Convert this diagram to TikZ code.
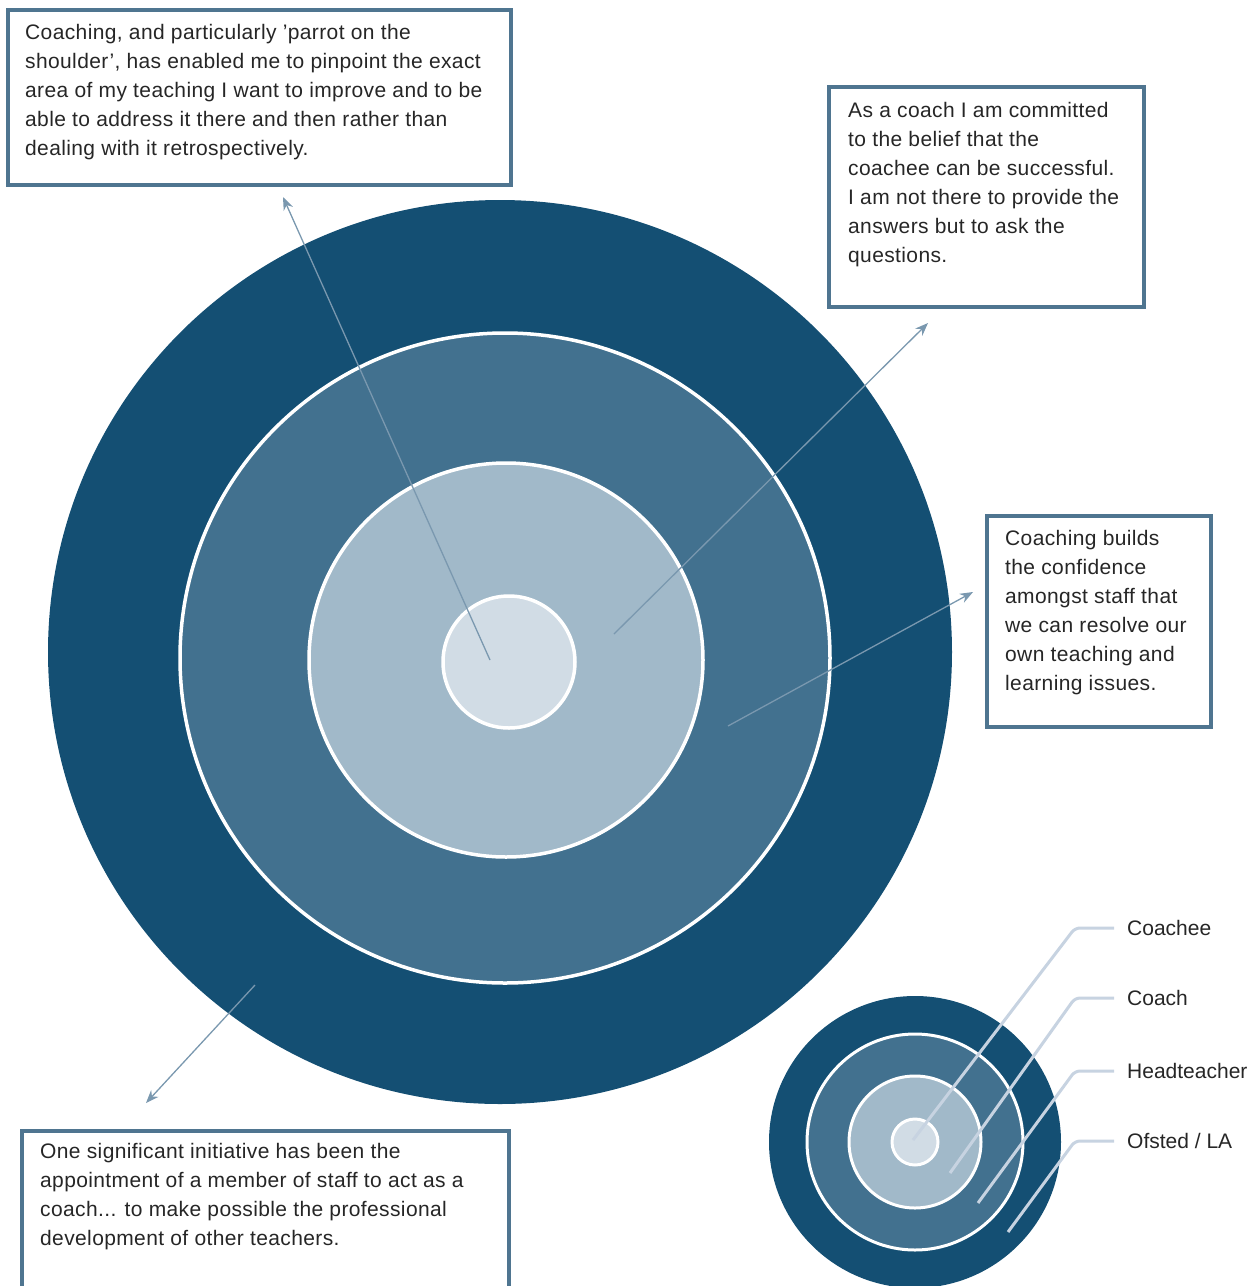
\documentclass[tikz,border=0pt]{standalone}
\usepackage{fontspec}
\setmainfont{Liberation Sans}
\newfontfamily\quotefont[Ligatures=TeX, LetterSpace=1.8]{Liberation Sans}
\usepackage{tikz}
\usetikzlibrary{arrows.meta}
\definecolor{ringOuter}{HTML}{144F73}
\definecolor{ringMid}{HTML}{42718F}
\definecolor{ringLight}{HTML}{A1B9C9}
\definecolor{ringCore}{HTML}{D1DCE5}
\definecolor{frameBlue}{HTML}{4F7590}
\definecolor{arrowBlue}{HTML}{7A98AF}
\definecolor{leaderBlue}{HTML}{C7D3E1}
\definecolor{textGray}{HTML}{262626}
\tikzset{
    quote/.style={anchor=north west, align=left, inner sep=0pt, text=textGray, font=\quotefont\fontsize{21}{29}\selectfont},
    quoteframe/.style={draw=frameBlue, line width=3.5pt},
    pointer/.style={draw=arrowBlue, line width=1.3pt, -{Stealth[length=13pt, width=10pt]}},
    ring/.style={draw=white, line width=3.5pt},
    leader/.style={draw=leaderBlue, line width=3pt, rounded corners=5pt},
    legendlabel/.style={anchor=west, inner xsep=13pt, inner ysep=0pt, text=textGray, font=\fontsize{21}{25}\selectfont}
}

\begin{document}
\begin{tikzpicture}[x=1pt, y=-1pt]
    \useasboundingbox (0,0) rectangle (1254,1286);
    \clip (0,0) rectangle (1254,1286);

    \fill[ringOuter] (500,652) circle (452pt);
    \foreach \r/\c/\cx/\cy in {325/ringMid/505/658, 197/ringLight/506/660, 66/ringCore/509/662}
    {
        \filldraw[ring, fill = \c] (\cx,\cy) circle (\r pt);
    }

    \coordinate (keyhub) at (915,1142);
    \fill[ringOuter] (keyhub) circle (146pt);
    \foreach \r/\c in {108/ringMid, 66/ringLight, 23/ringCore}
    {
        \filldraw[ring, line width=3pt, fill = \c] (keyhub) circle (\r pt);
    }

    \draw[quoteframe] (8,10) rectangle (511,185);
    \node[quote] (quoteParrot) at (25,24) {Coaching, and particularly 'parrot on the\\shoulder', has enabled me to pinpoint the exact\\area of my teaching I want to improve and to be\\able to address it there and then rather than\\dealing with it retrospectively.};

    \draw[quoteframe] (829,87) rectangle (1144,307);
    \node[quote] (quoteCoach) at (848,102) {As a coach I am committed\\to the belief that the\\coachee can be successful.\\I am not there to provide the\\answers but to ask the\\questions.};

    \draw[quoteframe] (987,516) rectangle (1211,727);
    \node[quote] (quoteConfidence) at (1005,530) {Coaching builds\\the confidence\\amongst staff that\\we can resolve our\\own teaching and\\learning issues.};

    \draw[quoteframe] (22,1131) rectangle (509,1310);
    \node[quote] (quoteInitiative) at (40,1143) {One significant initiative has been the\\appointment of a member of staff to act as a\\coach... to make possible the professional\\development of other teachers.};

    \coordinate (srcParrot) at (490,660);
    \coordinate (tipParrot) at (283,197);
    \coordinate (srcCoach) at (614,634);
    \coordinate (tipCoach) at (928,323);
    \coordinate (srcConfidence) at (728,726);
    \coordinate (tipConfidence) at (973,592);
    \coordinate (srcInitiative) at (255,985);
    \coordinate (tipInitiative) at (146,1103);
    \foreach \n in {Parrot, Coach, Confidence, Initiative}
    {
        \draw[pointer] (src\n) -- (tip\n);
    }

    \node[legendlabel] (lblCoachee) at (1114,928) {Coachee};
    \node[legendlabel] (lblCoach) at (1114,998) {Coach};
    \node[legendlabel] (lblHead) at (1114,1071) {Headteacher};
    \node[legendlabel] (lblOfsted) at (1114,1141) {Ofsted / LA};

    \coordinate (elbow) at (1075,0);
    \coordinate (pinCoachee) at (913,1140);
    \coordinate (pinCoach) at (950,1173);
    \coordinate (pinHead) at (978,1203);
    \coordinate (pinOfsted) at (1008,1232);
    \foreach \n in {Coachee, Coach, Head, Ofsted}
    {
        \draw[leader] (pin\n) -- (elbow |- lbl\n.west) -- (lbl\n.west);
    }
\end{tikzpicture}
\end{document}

* [The exercise]
Write the material out again exactly as it appears, dropping the pictures.

* [Task answer]
Convert this diagram to TikZ code.
\documentclass[tikz,border=0pt]{standalone}
\usepackage{fontspec}
\setmainfont{Liberation Sans}
\newfontfamily\quotefont[Ligatures=TeX, LetterSpace=1.8]{Liberation Sans}
\usepackage{tikz}
\usetikzlibrary{arrows.meta}
\definecolor{ringOuter}{HTML}{144F73}
\definecolor{ringMid}{HTML}{42718F}
\definecolor{ringLight}{HTML}{A1B9C9}
\definecolor{ringCore}{HTML}{D1DCE5}
\definecolor{frameBlue}{HTML}{4F7590}
\definecolor{arrowBlue}{HTML}{7A98AF}
\definecolor{leaderBlue}{HTML}{C7D3E1}
\definecolor{textGray}{HTML}{262626}
\tikzset{
    quote/.style={anchor=north west, align=left, inner sep=0pt, text=textGray, font=\quotefont\fontsize{21}{29}\selectfont},
    quoteframe/.style={draw=frameBlue, line width=3.5pt},
    pointer/.style={draw=arrowBlue, line width=1.3pt, -{Stealth[length=13pt, width=10pt]}},
    ring/.style={draw=white, line width=3.5pt},
    leader/.style={draw=leaderBlue, line width=3pt, rounded corners=5pt},
    legendlabel/.style={anchor=west, inner xsep=13pt, inner ysep=0pt, text=textGray, font=\fontsize{21}{25}\selectfont}
}

\begin{document}
\begin{tikzpicture}[x=1pt, y=-1pt]
    \useasboundingbox (0,0) rectangle (1254,1286);
    \clip (0,0) rectangle (1254,1286);

    \fill[ringOuter] (500,652) circle (452pt);
    \foreach \r/\c/\cx/\cy in {325/ringMid/505/658, 197/ringLight/506/660, 66/ringCore/509/662}
    {
        \filldraw[ring, fill = \c] (\cx,\cy) circle (\r pt);
    }

    \coordinate (keyhub) at (915,1142);
    \fill[ringOuter] (keyhub) circle (146pt);
    \foreach \r/\c in {108/ringMid, 66/ringLight, 23/ringCore}
    {
        \filldraw[ring, line width=3pt, fill = \c] (keyhub) circle (\r pt);
    }

    \draw[quoteframe] (8,10) rectangle (511,185);
    \node[quote] (quoteParrot) at (25,24) {Coaching, and particularly 'parrot on the\\shoulder', has enabled me to pinpoint the exact\\area of my teaching I want to improve and to be\\able to address it there and then rather than\\dealing with it retrospectively.};

    \draw[quoteframe] (829,87) rectangle (1144,307);
    \node[quote] (quoteCoach) at (848,102) {As a coach I am committed\\to the belief that the\\coachee can be successful.\\I am not there to provide the\\answers but to ask the\\questions.};

    \draw[quoteframe] (987,516) rectangle (1211,727);
    \node[quote] (quoteConfidence) at (1005,530) {Coaching builds\\the confidence\\amongst staff that\\we can resolve our\\own teaching and\\learning issues.};

    \draw[quoteframe] (22,1131) rectangle (509,1310);
    \node[quote] (quoteInitiative) at (40,1143) {One significant initiative has been the\\appointment of a member of staff to act as a\\coach... to make possible the professional\\development of other teachers.};

    \coordinate (srcParrot) at (490,660);
    \coordinate (tipParrot) at (283,197);
    \coordinate (srcCoach) at (614,634);
    \coordinate (tipCoach) at (928,323);
    \coordinate (srcConfidence) at (728,726);
    \coordinate (tipConfidence) at (973,592);
    \coordinate (srcInitiative) at (255,985);
    \coordinate (tipInitiative) at (146,1103);
    \foreach \n in {Parrot, Coach, Confidence, Initiative}
    {
        \draw[pointer] (src\n) -- (tip\n);
    }

    \node[legendlabel] (lblCoachee) at (1114,928) {Coachee};
    \node[legendlabel] (lblCoach) at (1114,998) {Coach};
    \node[legendlabel] (lblHead) at (1114,1071) {Headteacher};
    \node[legendlabel] (lblOfsted) at (1114,1141) {Ofsted / LA};

    \coordinate (elbow) at (1075,0);
    \coordinate (pinCoachee) at (913,1140);
    \coordinate (pinCoach) at (950,1173);
    \coordinate (pinHead) at (978,1203);
    \coordinate (pinOfsted) at (1008,1232);
    \foreach \n in {Coachee, Coach, Head, Ofsted}
    {
        \draw[leader] (pin\n) -- (elbow |- lbl\n.west) -- (lbl\n.west);
    }
\end{tikzpicture}
\end{document}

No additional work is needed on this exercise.